Kementerian ESDM menyatakan akan mengevaluasi kinerja industri penerima insentif gas murah atau harga gas bumi tertentu (HGBT) sebesar US$ 6 per MMBtu. Kementerian energi juga menegaskan tidak akan mengubah patokan harganya.
Hal ini seiring kekhawatiran beberapa pihak yang menilai insentif gas murah tersebut membebani penerimaan negara dari sektor migas. Sedangkan tujuh industri penerimanya dinilai gagal meningkatkan produktivitasnnya.
Menteri ESDM Arifin Tasrif menyampaikan bahwa pemerintah bakal lebih selektif dalam memberikan insentif harga kepada industri tertentu. Menurutnya, distribusi gas murah tepat sasaran akan memberikan dampak yang lebih positif kepada negara ketimbang mengubah besaran HBGT.
"Tidak dievaluasi, kami melihat harga yang sekarang masih memberikan manfaat. Justru kami sekarang sedang mengevaluasi kinerja perusahaan yang menerima gas dengan harga khusus itu," kata Arifin saat ditemui di kantor Kementerian ESDM pada Jumat (17/3).
Penyaluran gas murah diatur di dalam Peraturan Presiden (Perpres) Nomor 121 Tahun 2020 tentang Penetapan Harga Gas Bumi. Aturan tersebut mengatur tujuh industri yang berhak mendapatkan harga gas US$ 6 per mmBtu seperti industri pupuk, petrokimia, oleochemical, baja, keramik, kaca dan sarung tangan karet.
Arifin menambahkan, distribusi HGBT tepat sasaran kepada industri tertentu bisa mengerek kapasitas produksi perusahaan yang berakhir pada kemunculan efek berganda atau multiplier effect dari sektor perpajakan. "Kalau mereka bagus, kapasitasnya bisa penuh dan ujung-ujungnya bisa ke perpajakan juga," ujar Arifin.

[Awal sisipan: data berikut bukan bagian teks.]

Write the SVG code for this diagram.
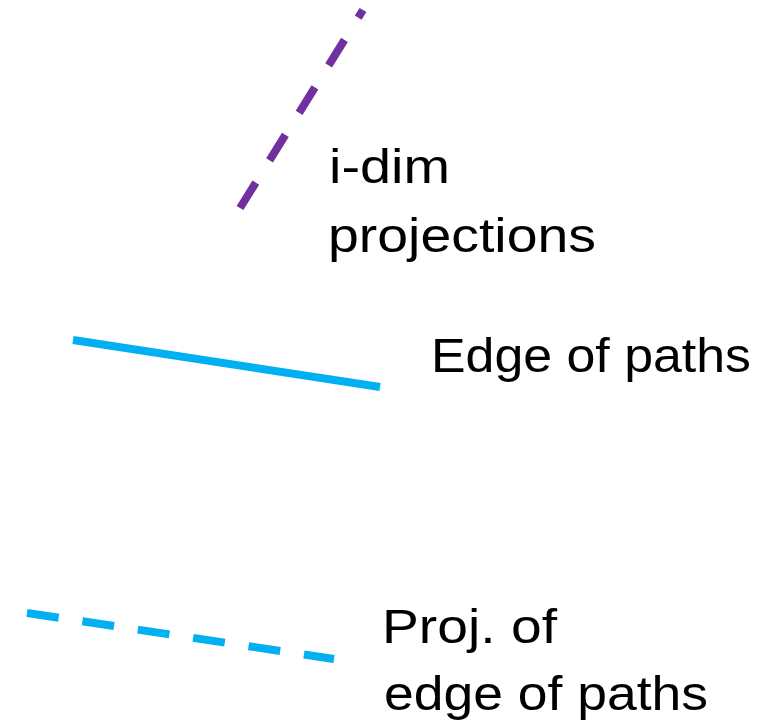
<svg xmlns="http://www.w3.org/2000/svg" width="779" height="726" viewBox="0 0 779 726">
  <style>
    .lbl { font-family: "Liberation Sans", Arial, sans-serif; font-size: 49px; fill: #000000; }
    .ln { fill: none; stroke-width: 8; stroke-linecap: butt; }
    .purple { stroke: #7030A0; stroke-dasharray: 30 26; }
    .blue { stroke: #00B0F0; }
    .bluedash { stroke: #00B0F0; stroke-dasharray: 32 24; }
  </style>
  <rect width="779" height="726" fill="#ffffff"/>
  <g id="connectors">
    <path id="idim-line" class="ln purple" d="M240,208 L363,10"/>
    <path id="edge-line" class="ln blue" d="M73,340 L380,387"/>
    <path id="proj-edge-line" class="ln bluedash" d="M27,613 L334,659"/>
  </g>
  <g id="label-idim">
    <text class="lbl" x="329" y="183" textLength="121" lengthAdjust="spacingAndGlyphs">i-dim</text>
    <text class="lbl" x="328" y="252" textLength="268" lengthAdjust="spacingAndGlyphs">projections</text>
  </g>
  <g id="label-edge">
    <text class="lbl" x="431" y="372" textLength="320" lengthAdjust="spacingAndGlyphs">Edge of paths</text>
  </g>
  <g id="label-proj-edge">
    <text class="lbl" x="382" y="643" textLength="175" lengthAdjust="spacingAndGlyphs">Proj. of</text>
    <text class="lbl" x="384" y="710" textLength="324" lengthAdjust="spacingAndGlyphs">edge of paths</text>
  </g>
</svg>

Narasi terkait usul pengubahan HBGT dilontarkan oleh Indonesia Gas Society yang melihat implementasi distribusi gas murah cenderung negatif dari sisi perpajakan. Pemerintah juga dinilai berkorban banyak dengan mengurangi bagiannya di sisi hulu demi terwujudnya HGBT.
Ketua Indonesia Gas Society, Aris Mulya Azof, menyampaikan usul kepada pemerintah agar mempertimbangkan HGBT sedikit lebih tinggi, sehingga besaran HGBT bisa lebih bersahabat pada industri sektor hulu.
Aris menambahkan, mengerek besaran HBGT bisa menekan pengorbanan pemerintah pada sektor hulu yang sampai sejauh ini dinilai belum sebanding dengan manfaat yang dihasilkan pada sektor hilir.
“Kebijakan ini tidak bisa permanen. Mungkin harga US$6 bisa dikoreksi akibat penerimaan negara secara total terus berkurang," kata Aris dalam siaran pers, Kamis (16/3).
Menurutnya, kebijakan HGBT harus dievaluasi untuk menghitung efek berganda dan nilai tambah yang diharapkan pemerintah, seperti meningkatkan kapasitas produksi, meningkatkan investasi baru, hingga meningkatkan efisiensi proses produksi. "Sehingga produk yang dihasilkan lebih kompetitif dan penyerapan tenaga kerja meningkat,” ujarnya.
Berdasarkan data LPEM Universitas Indonesia kontribusi perpajakan tujuh industri yang mendapatkan HGBT memang mengalami peningkatan tipis dari 2020, yaitu sebesar Rp13.323 miliar menjadi Rp15.896 miliar pada 2021.
Namun dari sisi lain ternyata terjadi penurunan, misalnya pada tahun 2020 realisasi investasi di sektor hilir menurun dari Rp 120.059 miliar menjadi Rp 93.521 miliar.